Most of the time, the bomb building is relatively uneventful, and the bomb goes out on the boat. Tragically, dynamite fishing has been practised in Indonesia, and throughout Southeast Asia for over 50 years.

 

So let’s imagine an Indonesian fisherman heading out to the reef, looking for a good spot to drop his bomb and scoop up the stunned and injured fish that will float to the surface. Once an appropriate location has been decided upon, the fisherman lobs the bomb overboard, and waits for the shock blast. This stuns the fish, and ruptures their swim bladders and other internal organs.

 

Many float to the surface. Voila! Could catching fish get any easier?

 

Another question. Could it get any more destructive?

 

Some fish float to the surface, and are an effortless catch. Many, many more sink to the bottom to rot. And it’s not just the fish that are stricken down. Virtually every marine organism in the vicinity will be seriously harmed or killed. Equally tragic is the damage that is done to the coral reefs.

 

What the fishing families do not see, and may not understand, is that while in the short term dynamite fishing seems to work well, it is actually undermining their traditional way of life. It is also seriously compromising the ability of the coral reefs and the ocean to provide any source of food or income for them in the future.

 

Perhaps today the fish float to the surface. Underwater the environment that enables the fish to live and breed is being destroyed. The reefs are crushed and turned to rubble.
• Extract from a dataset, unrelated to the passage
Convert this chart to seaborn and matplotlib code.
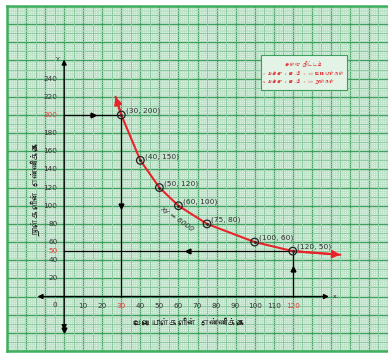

Without the reefs there are no fish. No fish means no food. Divers and sun seekers do not travel thousands of miles to see rubble. No tourists means less or no income, and ultimately, no future.

 

In the short term, fish populations are reduced, driving the boats to bomb other areas. In the long term, hundreds of miles of coral reefs become skeletons. Where once a diverse and productive marine ecosystem thrived, now a grey and barren graveyard lies. The coral’s calcium carbonate structures are dead, an incapable of regeneration. Thousands of years of mother nature’s underwater work, the building blocks of an ecosystem, destroyed.

 

Komodo National Park is a protected marine reserve, and recognised as a UNESCO World Heritage Site. Nevertheless there is fresh and indisputable evidence that dynamite fishing practices continue here. Some of Asia’s most spectacular dive sites have been irreparably damaged. If they can recover, it will not be during our life time, nor that of our children.

 

The Indonesian government has assumed complete responsibility for the protection of the Komodo National Marine Park. In the past, they had a co-operative agreement with the Conservation International group to monitor and implement measures critical to conserving the coral reefs in the area.

 

There is clearly a need to look into a better coordinated response to the dangers of dynamite fishing. Local communities should be protecting their reefs, not destroying them. The situation sadly seems to be getting worse in many areas, not better.